The Marriage Day report you won’t read in the media
Australian Christian Lobby
August 2009
The time for social experimentation is over according a British pro-marriage activist who addressed a National Marriage Day breakfast attended by nearly 500 people at Parliament House in Canberra today.
“Children are the losers in an endless game of pass the partner”, London-based barrister James Bogle said, referring to the cultural decline which has led to chronic marriage and social breakdown in western society.
“Do children relish the endless change of partners?
“The test of any social change should be whether or not it enhances or harms peoples’ lives.”
Mr Bogle said the verdict from the 1960s sexual revolution was in and it was clear the consequences had been overwhelmingly negative.
He said the cost of marriage breakdown in Britain was 20 billion pounds per year and that marriage breakdown was one of the leading pathways to poverty for children, particularly amongst the most economically disadvantaged.
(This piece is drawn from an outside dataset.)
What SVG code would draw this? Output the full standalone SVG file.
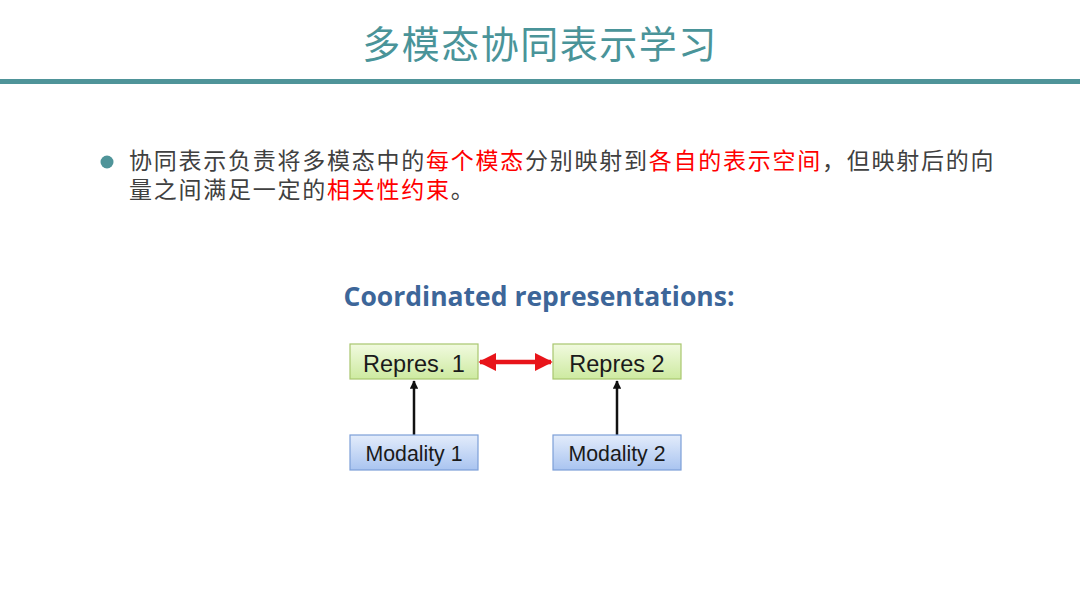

The breakfast was organised by the Australian Family Association and a number of pro-family groups to “promote a renewed culture of marriage within our nation” and marked the fifth anniversary of the passing of the amendment to the Marriage Act which defined marriage between a man and a woman.
A petition signed by more than 10,000 people was presented calling on the Government to institute a national marriage day.
Former Governor General Michael Jeffery and his wife Marlena (pictured) were named inaugural marriage ambassadors for the next 12 months.
“A caring family – which provides love, guidance, care and discipline, and inculcates ethical and spiritual values – is still the most nourishing of social ‘units’; the core building block of a cohesive society,” Major General Jeffery said.
“It is often because the family structure has broken down in a community that violence and social disorder can occur.”
Major General Jeffery said more needed to be done publicly to encourage marriage “as the best way in providing the safe, loving and balanced environment all children need”.
“We train people to drive cars, to build bridges and to operate computers, yet we do little to formally train or prepare young people for ultimately the most important role of all; forming a stable and loving relationship in which children can form into stable, caring and cohesive families.”
Major General Jeffery said 48,000 divorces per year in Australia was too high particularly when an estimated 17 per cent of children are living with just one parent.
“In 1986, 62 per cent of the coupled population were married dropping to 52 per cent by 2006.
“And of the births in Australia in 2007, just 67 per cent were to parents in a registered marriage, compared to 82 per cent in 1987.”
Two gay activists attempted to disrupt the breakfast, climbing on to the stage while Senator Ursula Stephens, representing Prime Minister Kevin Rudd, was delivering her speech.
She continued to reiterate the Rudd Government’s support for marriage between a man and a woman as the protesters were ushered by security staff from the Great Hall.
Contrary to some media reports, the pair were not roughly dealt with or called “filthy faggots”, as this correspondent can attest.